Eski Dışişleri Bakanı Hubert Vérdine önderliğinde diplomatlar, 'uzlaşan' Paris'in Amerikan'ın süper gücü karşısında kurtarıcı muhalefet rolünden vazgeçmesinden korkuyor. Başka bir deyişle, tek başına bulunması, Fransa'ya sesini daha iyi duyurma fırsatı mı sunuyor yoksa kendini ortaklarından ayırarak, ortaklarının bariz konumlarını şüpheli bir hale mi getiriyor? Amerikalılar, Fransa'nın ittifaka sunduğu askerî fayda kadar, ittifaktan yarar sağlamadığının altını çiziyor: Fransa stratejik komutanlık üstlenmekten vazgeçiyor ve NATO komutan yardımcılığı görevini devralmak yerine, bu görevi Britanya'ya ve Almanya'ya bırakıyor. Yine söylediklerine göre, Fransa eğer askerî gücünü yetkilendiren sorumlulukları üstlenmeyi reddederse, NATO bünyesindeki Amerikan egemenliğinden şikâyet etmeyi sürdüremez. Paris, tüm bunlara, NATO bünyesinde yetkilendirmeyi sağlayan unsurun, askerî operasyonlara katılım olduğunu, bunun yanlış olmadığını ancak bunun Amerikan itirazlarına cevap oluşturmadığını belirterek karşılık veriyor.

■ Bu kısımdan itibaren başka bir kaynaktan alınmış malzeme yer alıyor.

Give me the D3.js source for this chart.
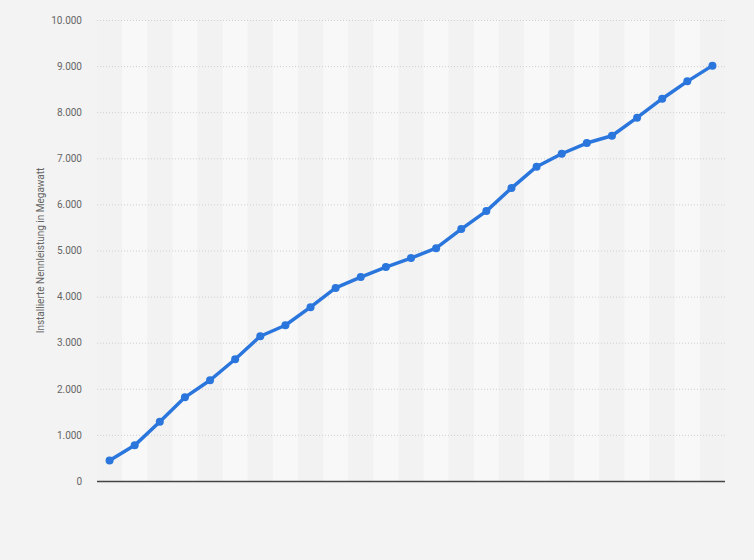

ABD, müttefikleriyle eşitlenmiş bir ilişki üslubu bulmak için ne kadar ileri gitmeye hazır ve müttefikler Irak fiyaskosunun gelecekte Amerikalıların daha da bölünmesine neden olacağına inanıyor mu? Bu sorulara verilecek cevap, Fransa'nın entegre askerî yapıya yeniden katılma fırsatını değerlendirmek için belirleyici bir unsur. Nicolas Sarkozy ve Bernard Kouchner'ın Amerikan severliğinin Fransa'yı, müphem tavizler temelinde böyle bir hareket yapmaya sevk etme riski bulunuyor. Ancak Washington, ne NATO'nun küresel rolünden ne de Gürcistan'a, hatta Ukrayna'ya kucak açarak, ittifakın sınırlarını genişletme isteğinden vazgeçmiş görünüyor. Görünen o ki George Bush'un Amerika'sı, Amerikan füze savunma sistemlerinin Avrupa'ya yerleştirilmesini hiç tereddüt etmeden kabul eden Avrupalılar ile arasındaki ilişkilere, Rusya ile ilişkilerine göre daha fazla önem veriyor.

Fransa ve NATO arasındaki bu büyük pazarlığın tek zayıf halkası, Avrupa Güvenlik ve Savunma Politikası'nın (PESD) varsayımsal ortaya çıkışıyla ilişkilidir. Avrupalılar askerî bütçelerini artırmamalarını haklı çıkarmak için bütçe açıklarını ön plana çıkarmışlardı. Ancak Fransa, ortakları kadar iyi bir konumda bulunmamakta ve askerî harcamalarını azaltmak için, sağladıkları güvenlik kadar, ortak güvenlikten de faydalanmak isteyen NATO üyelerinin doğal eğilimlerine boyun eğme tehlikesiyle karşı karşıya bulunmaktadır. PESD'in ortaya çıkmasının ve dolayısıyla, 'Fransa'nın NATO bünyesine geri dönmesi'nin anahtarlarından birisi, Washington'da bulunuyor.